The big deal, though, is the growth of cloud computing. The cloud will rain money on the industry. Why?

It's a new toy, a big service offering just coming into its own, growing faster than 16% a year, according to Gartner. Companies have only begun to migrate vast amounts of data to cloud-computing service providers, with plenty more to go.

It'll shake up the software industry. All the big business software companies-SAP, Oracle, HP, Microsoft, you-name-it-are trying to get out of the glass house and into the cloud. As in any effort to achieve dematerialize, they are meeting with varying degrees of success. They are also meeting new competitors-not just the Infosyses and TCSs of the world, nor just the Googles, but rivals like Amazon and cloud-native companies like Already thousands of merchants pay Amazon Web Services an estimated three quarters of a billion dollars. Anybody want to bet on the win-rate of incumbents vs. insurgents when confronting a disruptive innovation?

It'll spawn lucrative intermediary businesses, like data security. While the keynote speakers at any conference intone great thoughts, down among the booths in the expo you see who's paying for the canapés and wine at the reception. On that basis I can tell you that security in the cloud is a big deal; protection will become even bigger as more outfits hang the family jewels up there. Meantime, the outsourcing companies are moving up-market, which is why they call their industry IT services these days. This isn't just re-labeling. Reflecting the change, the CEO of one mid-sized company told me he just totally reorganized its sales force to separate hunters (who seek new targets) from farmers(who cultivate long-term relationships). In addition, all kinds of specialists are bound to emerge-even broker/market-makers that switch your stuff from vendor to vendor during the day.

It'll redefine--maybe--the very idea of the corporation. To see how, consider the implications of cloud computing for small and medium-sized businesses, who can now get world-class IT on a global scale without spending a dime in capital expenses, as BNET has written about. Futurist Paul Saffo once called the Internet "a full-employment act for entrepreneurs." It just got better-and the little Davids of business have another slingshot to use against the Goliaths. If Quicken put an accountant in a box for small business, imagine what it can mean to have customer relationship management, enterprise resource planning, real-time financials, analytics, and much, much more.

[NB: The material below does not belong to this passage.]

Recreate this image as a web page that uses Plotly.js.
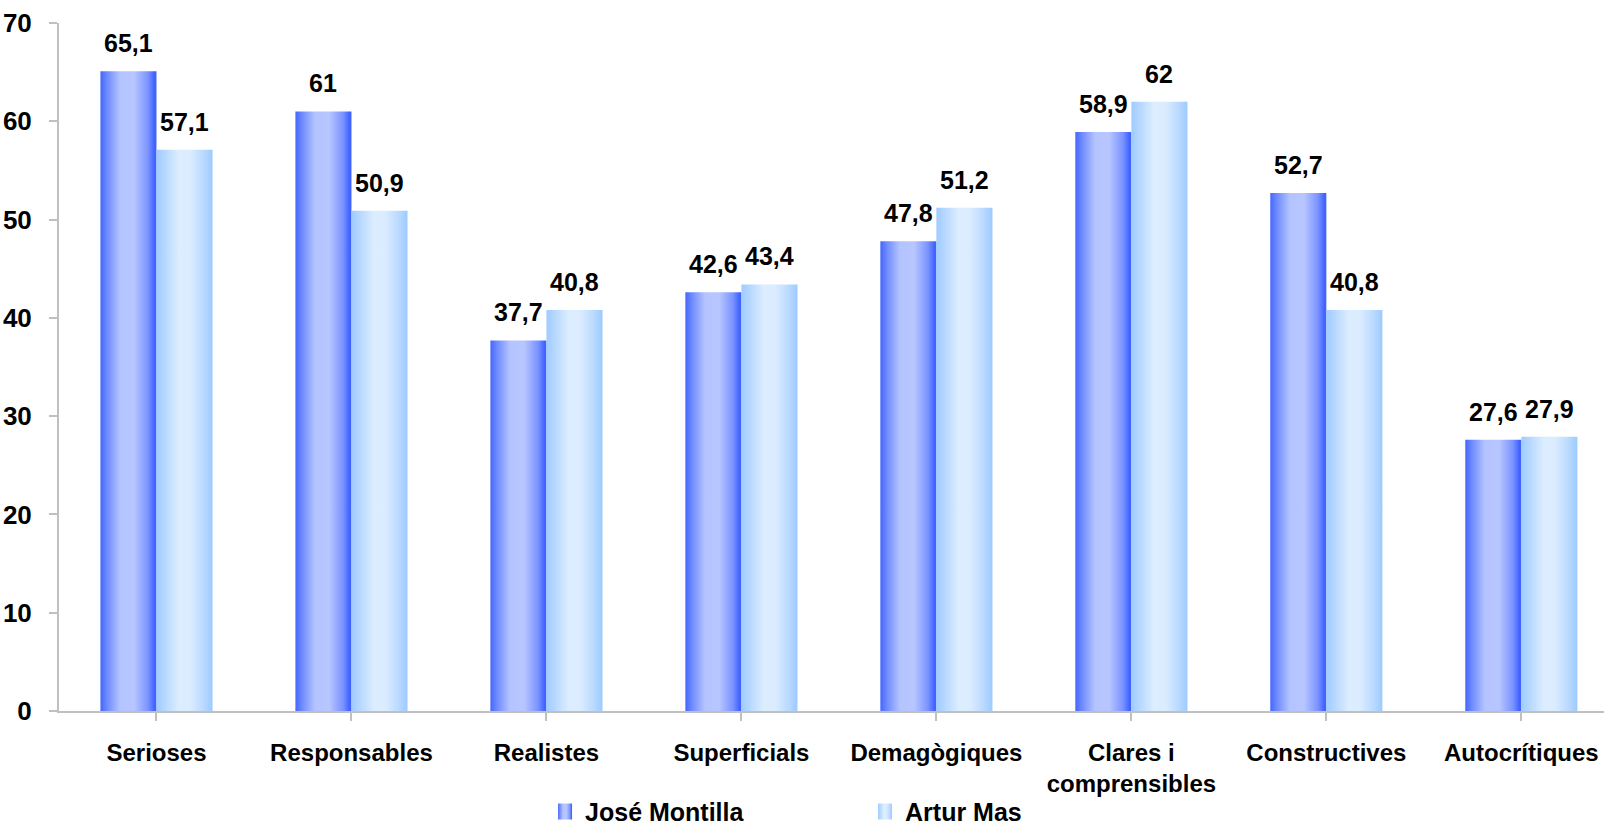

But the cloud also allows big companies to sharpen how they seek a strategic edge. As the economist and writer John Kay points out, there are two broad schools of "the theory of the firm"--i.e., why companies come into being and what gives them the right to win. One has to do with transaction costs; the other with capabilities. The first builds from the fact that sometimes it's easier and cheaper to perform an activity within a hierarchy--the economic logic of vertical integration--while at other times it's better to go out to the market. To Ronald Coase and disciples like Oliver Williamson, the sum of these make-or-buy decisions defines the boundaries of a company and shapes the struggle for competitive advantage. You can do smarter, more things in the cloud than you could with Outsourcing 1.0. That significantly widens the domain in which make-or-buy decisions can come up, and hence will lead to another round of re-slicing, re-dicing, re-sewing, and reassembling the component activities of an enterprise.

As that happens, companies will pare down to a handful of differentiated, interconnected capabilities--a few things they do better than anyone that customers care about. That's the second broad theory of the firm: A company is essentially a bundled fasces of capabilities and access to capabilities. The strategic value of capabilities is going up, relative of the advantages of mere scale, geographic reach, or the ability to get a cost advantage from operations that customers don't much care about. Indeed, just about the only remaining advantage to scale these days is the ability to tap into a broad knowledge base and leverage it over a large customer base-in other words, even economies of scale and scope are becoming capabilities-driven.

The cloud is ready for you. Are you ready for the cloud?